Ajit arrives at Jaisalmer and meets Haradhan Kundu or Kundu Singh (Manoj Mitra). Kundu Singh's grandfather had come from Dhaka and set up a hotel. However, the business floundered and Kundu's job became to help visitors get hotels etc. Kundu Singh arranges a room for Ajit. Here Ajit meets Rupmati, who lives next door.

Ajit sends Deepa's bag with the certificates to her. Deepa is overjoyed and sends back a thank you note. This exchange of letters continues and Ajit and Deepa fall in love with each other. Meanwhile, Rupmati (June Malia) is infatuated with Ajit and tries to learn Bengali phrases from Kundu Singh to impress Ajit. But when Kundu Singh tells Rupmati about Ajit's postal affair with Deepa, Rupmati is infuriated and confronts Ajit.

Ajit calls up Deepa every Sunday and Deepa send a T-shirt to Ajit so that she can recognize Ajit. Meanwhile, Deepa gets another interview call. Her brother in law Premendra arranges for the money to go to Kolkata and tells Deepa's sister that he will be glad if Deepa gets a job and has already identified a match for her. Over in Jaisalmer, Ajit is asked by the company MD to take new responsibility in factory to manage union troubles. Union leaders threaten Ajit. Ajit tries to quit job and go back to Kolkata. The company gives him a transfer instead to Kolkata. Rupmati asks for his forgiveness before Ajit leaves for Kolkata.

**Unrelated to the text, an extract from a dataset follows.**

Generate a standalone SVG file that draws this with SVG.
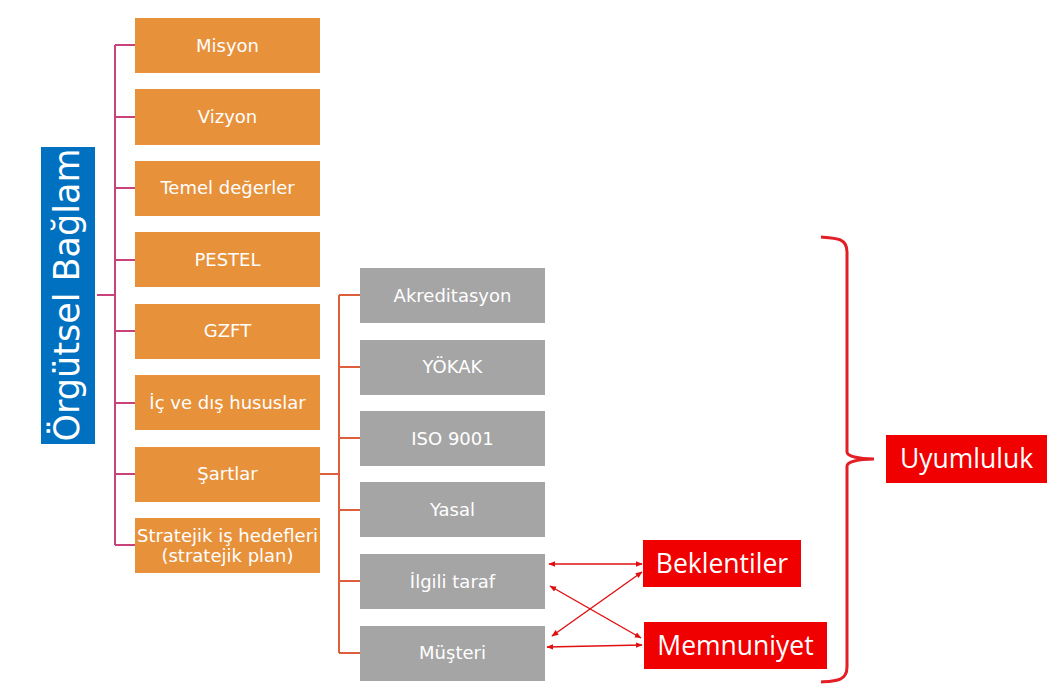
<svg xmlns="http://www.w3.org/2000/svg" width="1058" height="696" viewBox="0 0 1058 696">
<style>
.ob{fill:#E8913B}
.gb{fill:#A5A5A5}
.rb{fill:#F00000}
.bt{font-family:"DejaVu Sans","Liberation Sans",sans-serif;font-size:18px;fill:#FFFFFF;text-anchor:middle}
.rt{font-family:"Open Sans","Liberation Sans",sans-serif;font-size:26.5px;fill:#FFFFFF;text-anchor:middle}
.pink{stroke:#C8437C;stroke-width:2;fill:none}
.org{stroke:#DE5F3C;stroke-width:2;fill:none}
.arr{stroke:#E01010;stroke-width:1.4;fill:none;marker-start:url(#ah);marker-end:url(#ah)}
</style>
<defs>
<marker id="ah" viewBox="0 0 10 10" refX="9" refY="5" markerWidth="7" markerHeight="7" orient="auto-start-reverse" markerUnits="userSpaceOnUse">
<path d="M0,1 L10,5 L0,9 z" fill="#E01010"/>
</marker>
</defs>
<rect width="1058" height="696" fill="#FFFFFF"/>
<g id="connectors">
<path class="pink" d="M97,295 H115 M115,45 V545 M115,45 H135 M115,117 H135 M115,188 H135 M115,260 H135 M115,331 H135 M115,403 H135 M115,474 H135 M115,545 H135"/>
<path class="org" d="M320,474 H339 M339,295 V653 M339,295 H360 M339,367 H360 M339,438 H360 M339,510 H360 M339,581 H360 M339,653 H360"/>
<line class="arr" x1="549" y1="564" x2="642" y2="564"/>
<line class="arr" x1="550" y1="586" x2="641" y2="638"/>
<line class="arr" x1="552" y1="636" x2="642" y2="572"/>
<line class="arr" x1="547" y1="647" x2="642" y2="645"/>
<path d="M821,237 C836,238 847,238 847,252 V452 C847,456 858,459 874,459 C858,459 847,462 847,466 V667 C847,681 836,681 821,682" stroke="#E31E24" stroke-width="3" fill="none"/>
</g>
<g id="root"><rect x="41" y="147" width="54" height="297" fill="#0070C0"/><text transform="translate(79,295) rotate(-90)" font-family="DejaVu Sans, Liberation Sans, sans-serif" font-size="35" fill="#FFFFFF" text-anchor="middle">Örgütsel Bağlam</text></g>
<g id="misyon"><rect class="ob" x="135" y="18" width="185" height="55"/><text class="bt" x="227.5" y="52">Misyon</text></g>
<g id="vizyon"><rect class="ob" x="135" y="89" width="185" height="56"/><text class="bt" x="227.5" y="123">Vizyon</text></g>
<g id="temel"><rect class="ob" x="135" y="161" width="185" height="55"/><text class="bt" x="227.5" y="194">Temel değerler</text></g>
<g id="pestel"><rect class="ob" x="135" y="232" width="185" height="55"/><text class="bt" x="227.5" y="266">PESTEL</text></g>
<g id="gzft"><rect class="ob" x="135" y="304" width="185" height="55"/><text class="bt" x="227.5" y="337">GZFT</text></g>
<g id="ic"><rect class="ob" x="135" y="375" width="185" height="55"/><text class="bt" x="227.5" y="409">İç ve dış hususlar</text></g>
<g id="sartlar"><rect class="ob" x="135" y="447" width="185" height="55"/><text class="bt" x="227.5" y="480">Şartlar</text></g>
<g id="stratejik"><rect class="ob" x="135" y="518" width="185" height="55"/><text class="bt" x="227.5" y="542">Stratejik iş hedefleri</text><text class="bt" x="227.5" y="562">(stratejik plan)</text></g>
<g id="akreditasyon"><rect class="gb" x="360" y="268" width="185" height="55"/><text class="bt" x="452.5" y="302">Akreditasyon</text></g>
<g id="yokak"><rect class="gb" x="360" y="340" width="185" height="55"/><text class="bt" x="452.5" y="373">YÖKAK</text></g>
<g id="iso"><rect class="gb" x="360" y="411" width="185" height="55"/><text class="bt" x="452.5" y="445">ISO 9001</text></g>
<g id="yasal"><rect class="gb" x="360" y="482" width="185" height="55"/><text class="bt" x="452.5" y="516">Yasal</text></g>
<g id="ilgili"><rect class="gb" x="360" y="554" width="185" height="55"/><text class="bt" x="452.5" y="588">İlgili taraf</text></g>
<g id="musteri"><rect class="gb" x="360" y="626" width="185" height="55"/><text class="bt" x="452.5" y="659">Müşteri</text></g>
<g id="beklentiler"><rect class="rb" x="643" y="540" width="158" height="47"/><text class="rt" x="722" y="573">Beklentiler</text></g>
<g id="memnuniyet"><rect class="rb" x="644" y="622" width="183" height="47"/><text class="rt" x="735.5" y="655">Memnuniyet</text></g>
<g id="uyumluluk"><rect class="rb" x="886" y="435" width="161" height="48"/><text class="rt" x="966.5" y="468">Uyumluluk</text></g>
</svg>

Ajit bumps into Deepa (literally) at the train station but they don't recognize each other. Deepa harbours a dislike for Ajit and tries to avoid him even though they meet accidentally. Preeti (Sreelekha Mitra) is the daughter of the MD of Ajit's company. Preeti flirts with Ajit. Ajit discourages Preeti and spurns her advances. Preeti gets a job in Singapore but does not want to leave Kolkata. Deepa goes back to Taramati. A letter from Deepa for Ajit gets into the hands of Preeti.

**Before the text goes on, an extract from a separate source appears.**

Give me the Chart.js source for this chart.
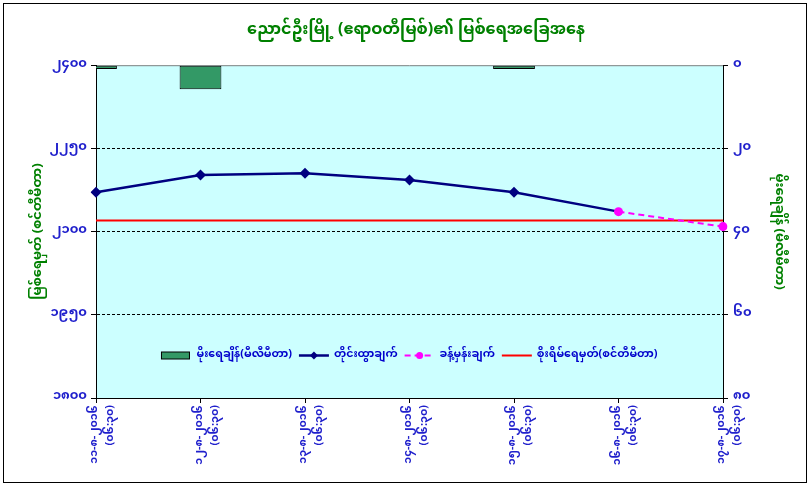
<!DOCTYPE html>
<html>
<head>
<meta charset="utf-8">
<title>ညောင်ဦးမြို့ မြစ်ရေအခြေအနေ</title>
<script src="https://cdn.jsdelivr.net/npm/chart.js@4.4.0/dist/chart.umd.min.js"></script>
<style>
  html, body { margin: 0; padding: 0; background: #fff; }
  canvas { display: block; }
</style>
</head>
<body>
<canvas id="levelChart" width="812" height="490"></canvas>
<script>
// observation days (Myanmar digits) and reading time
const dates = ['၁၁-၈-၂၀၁၆', '၁၂-၈-၂၀၁၆', '၁၃-၈-၂၀၁၆', '၁၄-၈-၂၀၁၆', '၁၅-၈-၂၀၁၆', '၁၆-၈-၂၀၁၆', '၁၇-၈-၂၀၁၆'];
const obsTime = '(၀၆:၃၀)';

// rainfall in mm (right axis), water level in cm (left axis)
const rainfall = [0.9, 5.8, 0, 0, 0.9, 0, 0];
const measured = [2171, 2202, 2205, 2193, 2171, 2136, null];
const forecast = [null, null, null, null, null, 2136, 2109];
const dangerLevel = [2120, 2120, 2120, 2120, 2120, 2120, 2120];

const levelTicks = [1800, 1950, 2100, 2250, 2400];
const rainTicks = [0, 20, 40, 60, 80];

const mmDigits = '၀၁၂၃၄၅၆၇၈၉';
const toMm = n => String(n).replace(/\d/g, d => mmDigits[d]);

const mmFont = '"Noto Sans Myanmar", "Myanmar Text", Padauk, "DejaVu Sans", sans-serif';
const tickBlue = '#2020cc';
const titleGreen = '#008000';
const forecastStart = forecast.findIndex(v => v !== null);

// cyan plot area, grey top edge, outer frame
const plotBackground = {
  id: 'plotBackground',
  beforeDraw(chart) {
    const { ctx, chartArea: a } = chart;
    ctx.save();
    ctx.fillStyle = '#fff';
    ctx.fillRect(0, 0, chart.width, chart.height);
    ctx.strokeStyle = '#000';
    ctx.lineWidth = 1;
    ctx.strokeRect(3.5, 3.5, chart.width - 9, chart.height - 11);
    ctx.fillStyle = '#ccffff';
    ctx.fillRect(a.left, a.top, a.width, a.height);
    ctx.strokeStyle = '#808080';
    ctx.beginPath();
    ctx.moveTo(a.left, a.top + 0.5);
    ctx.lineTo(a.right, a.top + 0.5);
    ctx.stroke();
    ctx.restore();
  }
};

// legend drawn inside the plot, near the bottom
const innerLegend = {
  id: 'innerLegend',
  afterDatasetsDraw(chart) {
    const { ctx, chartArea: a } = chart;
    const iconW = 30, gap = 5, spacing = 7;
    ctx.save();
    ctx.font = 'bold 11px ' + mmFont;
    const items = chart.data.datasets.map(ds => ({ ds, w: iconW + gap + ctx.measureText(ds.label).width }));
    const total = items.reduce((s, it) => s + it.w, 0) + spacing * (items.length - 1);
    let x = (a.left + a.right) / 2 - total / 2;
    const y = Math.round(a.top + a.height * 0.871) + 0.5;
    items.forEach(({ ds, w }) => {
      const cx = x + iconW / 2;
      if (ds.type === 'bar') {
        ctx.fillStyle = ds.backgroundColor;
        ctx.fillRect(x, y - 3.5, iconW - 2, 7);
        ctx.strokeStyle = ds.borderColor;
        ctx.lineWidth = 1;
        ctx.strokeRect(x, y - 3.5, iconW - 2, 7);
      } else {
        ctx.strokeStyle = ds.borderColor;
        ctx.lineWidth = ds.borderWidth;
        ctx.setLineDash(ds.borderDash || []);
        ctx.beginPath();
        ctx.moveTo(x, y);
        ctx.lineTo(x + iconW, y);
        ctx.stroke();
        ctx.setLineDash([]);
        ctx.fillStyle = ds.backgroundColor;
        if (ds.pointStyle === 'rectRot') {
          ctx.beginPath();
          ctx.moveTo(cx, y - 4); ctx.lineTo(cx + 4, y); ctx.lineTo(cx, y + 4); ctx.lineTo(cx - 4, y);
          ctx.closePath();
          ctx.fill();
        } else if (ds.pointStyle === 'circle') {
          ctx.beginPath();
          ctx.arc(cx, y, 3.5, 0, Math.PI * 2);
          ctx.fill();
        }
      }
      ctx.fillStyle = '#0000cc';
      ctx.textBaseline = 'middle';
      ctx.fillText(ds.label, x + iconW + gap, y);
      x += w + spacing;
    });
    ctx.restore();
  }
};

const ctx = document.getElementById('levelChart').getContext('2d');

new Chart(ctx, {
  data: {
    labels: dates.map(d => [d, obsTime]),
    datasets: [
      {
        type: 'bar',
        label: 'မိုးရေချိန်(မီလီမီတာ)',
        data: rainfall,
        yAxisID: 'yRain',
        backgroundColor: '#339966',
        borderColor: '#000',
        borderWidth: 1,
        borderSkipped: false,
        barPercentage: 1,
        categoryPercentage: 0.4,
        clip: 0,
        order: 4
      },
      {
        type: 'line',
        label: 'တိုင်းထွာချက်',
        data: measured,
        yAxisID: 'yLevel',
        borderColor: '#000080',
        backgroundColor: '#000080',
        borderWidth: 2.5,
        pointStyle: 'rectRot',
        pointRadius: c => (c.dataIndex === forecastStart ? 0 : 5.5),
        pointBorderWidth: 0,
        tension: 0,
        order: 2
      },
      {
        type: 'line',
        label: 'ခန့်မှန်းချက်',
        data: forecast,
        yAxisID: 'yLevel',
        borderColor: '#ff00ff',
        backgroundColor: '#ff00ff',
        borderWidth: 2,
        borderDash: [6, 4],
        pointStyle: 'circle',
        pointRadius: 4.5,
        pointBorderWidth: 0,
        order: 1
      },
      {
        type: 'line',
        label: 'စိုးရိမ်ရေမှတ်(စင်တီမီတာ)',
        data: dangerLevel,
        yAxisID: 'yLevel',
        borderColor: '#ff0000',
        backgroundColor: '#ff0000',
        borderWidth: 2,
        pointRadius: 0,
        order: 3
      }
    ]
  },
  options: {
    responsive: false,
    animation: false,
    layout: { padding: { left: 24, right: 4, top: 5, bottom: 10 } },
    plugins: {
      legend: { display: false },
      tooltip: { enabled: false },
      title: {
        display: true,
        text: 'ညောင်ဦးမြို့ (ဧရာဝတီမြစ်)၏ မြစ်ရေအခြေအနေ',
        color: titleGreen,
        font: { family: mmFont, size: 16, weight: 'bold' },
        padding: { top: 18, bottom: 23 }
      }
    },
    scales: {
      x: {
        offset: false,
        grid: { offset: false, drawOnChartArea: false, color: '#000', tickColor: '#000', tickLength: 5 },
        border: { color: '#000', width: 1 },
        ticks: {
          autoSkip: false,
          minRotation: 90,
          maxRotation: 90,
          padding: 2,
          color: tickBlue,
          font: { family: mmFont, size: 11, weight: 'bold', lineHeight: 1.45 }
        },
        afterFit: s => { s.height = 82; }
      },
      yLevel: {
        position: 'left',
        min: levelTicks[0],
        max: levelTicks[levelTicks.length - 1],
        ticks: {
          stepSize: levelTicks[1] - levelTicks[0],
          callback: v => toMm(v),
          color: tickBlue,
          padding: 4,
          font: { family: mmFont, size: 13, weight: 'bold' }
        },
        grid: {
          color: c => (c.index === 0 || c.index === levelTicks.length - 1 ? 'rgba(0,0,0,0)' : '#000'),
          tickColor: '#000',
          tickLength: 5,
          lineWidth: 1
        },
        border: { color: '#000', width: 1, dash: [3, 2] },
        title: {
          display: true,
          text: 'မြစ်ရေမှတ် (စင်တီမီတာ)',
          color: titleGreen,
          font: { family: mmFont, size: 13, weight: 'bold' },
          padding: { top: 8, bottom: 0 }
        },
        afterFit: s => { s.width = 72; }
      },
      yRain: {
        position: 'right',
        reverse: true,
        min: rainTicks[0],
        max: rainTicks[rainTicks.length - 1],
        ticks: {
          stepSize: rainTicks[1] - rainTicks[0],
          callback: v => toMm(v),
          color: tickBlue,
          padding: 5,
          font: { family: mmFont, size: 13, weight: 'bold' }
        },
        grid: { drawOnChartArea: false, tickColor: '#000', tickLength: 5 },
        border: { color: '#000', width: 1 },
        title: {
          display: true,
          text: 'မိုးရေချိန် (မီလီမီတာ)',
          color: titleGreen,
          font: { family: mmFont, size: 13, weight: 'bold' },
          padding: { top: 23, bottom: 0 }
        },
        afterFit: s => { s.width = 85; }
      }
    }
  },
  plugins: [plotBackground, innerLegend]
});
</script>
</body>
</html>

Ajit is not able to get a job and decides to drive a taxi in the meantime. Deepa's brother-in-law brings a marriage proposal for Deepa. Deepa meets the proposed candidate and tells him about Ajit. Deepa goes to Kolkata to look for Ajit. She goes to look for Aruna but Aruna wasn't home. Deepa gets into Ajit's taxi to go to Ajit's former office but still does not recognize him. Preeti gives Deepa the address of Ajit's former colleague and roommate. Deepa goes to meet Ajit's former colleague, who happens to be Prabodh (Shahin Alam), who had once proposed to Deepa. Prabodh (Kunal) reassures Deepa that he will try to find Ajit.

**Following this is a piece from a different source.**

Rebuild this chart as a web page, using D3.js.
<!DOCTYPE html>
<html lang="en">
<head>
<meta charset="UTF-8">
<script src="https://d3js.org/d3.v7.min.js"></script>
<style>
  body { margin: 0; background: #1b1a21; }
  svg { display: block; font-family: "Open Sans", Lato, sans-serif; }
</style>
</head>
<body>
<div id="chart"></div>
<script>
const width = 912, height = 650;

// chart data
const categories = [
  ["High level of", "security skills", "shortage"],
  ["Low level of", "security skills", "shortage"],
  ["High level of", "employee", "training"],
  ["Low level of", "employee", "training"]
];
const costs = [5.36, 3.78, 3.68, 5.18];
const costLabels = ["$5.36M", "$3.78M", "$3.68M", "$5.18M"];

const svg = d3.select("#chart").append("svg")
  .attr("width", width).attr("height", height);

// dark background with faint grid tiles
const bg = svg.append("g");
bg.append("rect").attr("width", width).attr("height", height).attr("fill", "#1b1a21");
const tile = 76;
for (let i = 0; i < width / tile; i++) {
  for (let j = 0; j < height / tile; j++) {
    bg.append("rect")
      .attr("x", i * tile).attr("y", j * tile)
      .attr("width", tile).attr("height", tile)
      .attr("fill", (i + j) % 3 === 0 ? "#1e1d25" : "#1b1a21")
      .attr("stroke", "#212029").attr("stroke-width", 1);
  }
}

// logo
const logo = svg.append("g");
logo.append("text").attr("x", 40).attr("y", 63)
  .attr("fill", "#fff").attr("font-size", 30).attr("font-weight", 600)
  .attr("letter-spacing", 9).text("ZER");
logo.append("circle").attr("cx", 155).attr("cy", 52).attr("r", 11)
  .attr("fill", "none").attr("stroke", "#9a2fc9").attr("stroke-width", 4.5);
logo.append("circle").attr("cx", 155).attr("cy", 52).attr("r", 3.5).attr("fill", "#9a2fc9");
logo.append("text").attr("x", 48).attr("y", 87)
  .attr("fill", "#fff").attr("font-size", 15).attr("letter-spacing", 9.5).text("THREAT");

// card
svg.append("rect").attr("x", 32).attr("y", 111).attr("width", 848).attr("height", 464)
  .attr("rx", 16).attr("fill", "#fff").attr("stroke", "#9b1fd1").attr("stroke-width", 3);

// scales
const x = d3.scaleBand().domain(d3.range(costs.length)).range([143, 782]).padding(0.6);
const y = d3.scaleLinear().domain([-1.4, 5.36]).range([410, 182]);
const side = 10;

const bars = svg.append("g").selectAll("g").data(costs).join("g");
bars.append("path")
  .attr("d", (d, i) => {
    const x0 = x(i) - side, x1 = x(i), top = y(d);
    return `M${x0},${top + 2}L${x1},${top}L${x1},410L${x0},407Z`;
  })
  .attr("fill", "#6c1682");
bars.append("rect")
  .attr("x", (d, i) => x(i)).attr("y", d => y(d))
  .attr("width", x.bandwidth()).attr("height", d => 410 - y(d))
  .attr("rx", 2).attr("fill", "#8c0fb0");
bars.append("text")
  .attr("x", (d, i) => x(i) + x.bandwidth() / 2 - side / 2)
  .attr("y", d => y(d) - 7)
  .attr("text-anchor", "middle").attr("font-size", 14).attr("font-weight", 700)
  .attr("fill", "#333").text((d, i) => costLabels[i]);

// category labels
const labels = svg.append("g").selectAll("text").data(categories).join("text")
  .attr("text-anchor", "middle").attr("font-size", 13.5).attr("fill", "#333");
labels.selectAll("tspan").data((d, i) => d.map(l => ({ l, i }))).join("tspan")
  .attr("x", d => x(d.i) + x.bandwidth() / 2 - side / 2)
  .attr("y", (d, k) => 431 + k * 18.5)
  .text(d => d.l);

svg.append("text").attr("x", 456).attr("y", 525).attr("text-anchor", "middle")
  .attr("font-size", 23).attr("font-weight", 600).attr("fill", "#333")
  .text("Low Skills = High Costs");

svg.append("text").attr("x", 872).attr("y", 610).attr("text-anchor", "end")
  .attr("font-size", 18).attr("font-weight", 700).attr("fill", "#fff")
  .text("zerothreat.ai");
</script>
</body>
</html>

Deepa gets drenched in rain and goes in Ajit's taxi to his friend's house. Ajit gives Deepa the sari he had bought for her without knowing her identity. As AJit was drenched too, he wears the T-shirt Deepa had sent him but covers it with a shawl. Deepa goes back to Aruna's house but she had not returned. So Deepa decides to go back to Taramati.

Deepa's friend gets into the taxi of Ajit's friend. They come to know that their friends Ajit and Deepa love each other. Aruna gets the letter from Deepa and decides to go to the station to meet Deepa. Just as the train is leaving, Ajit removes his shawl and Deepa recognizes the T-shirt. She runs into Ajit's arms as the credits roll.

==Cast==
- Ferdous Ahmed as Ajith Choudhury
- Priyanka Trivedi as Deepa Nandy
- Sreelekha Mitra as Preety
- Tota Roy Chowdhury as Basab
- Raisul Islam Asad as Premendra Nandy
- Manoj Mitra as Kundu Singh
- Shahin Alam as Sourabh
- June Malia as Rupamati
- Amol Bose as Telephone shop owner

==Soundtrack==
- Lyrics and Music: Nachiketa Chakraborty
- Hindi Song: Sanjeev Tiwari
- Singer: Nachiketa Chakraborty, Saoli Mitra, Shikha Bose, Swastika Mitra

==Critical reception==
Hothat Brishti was a success both in India and Bangladesh. This movie raised the leading Bangladeshi film star Ferdous Ahmed to stardom.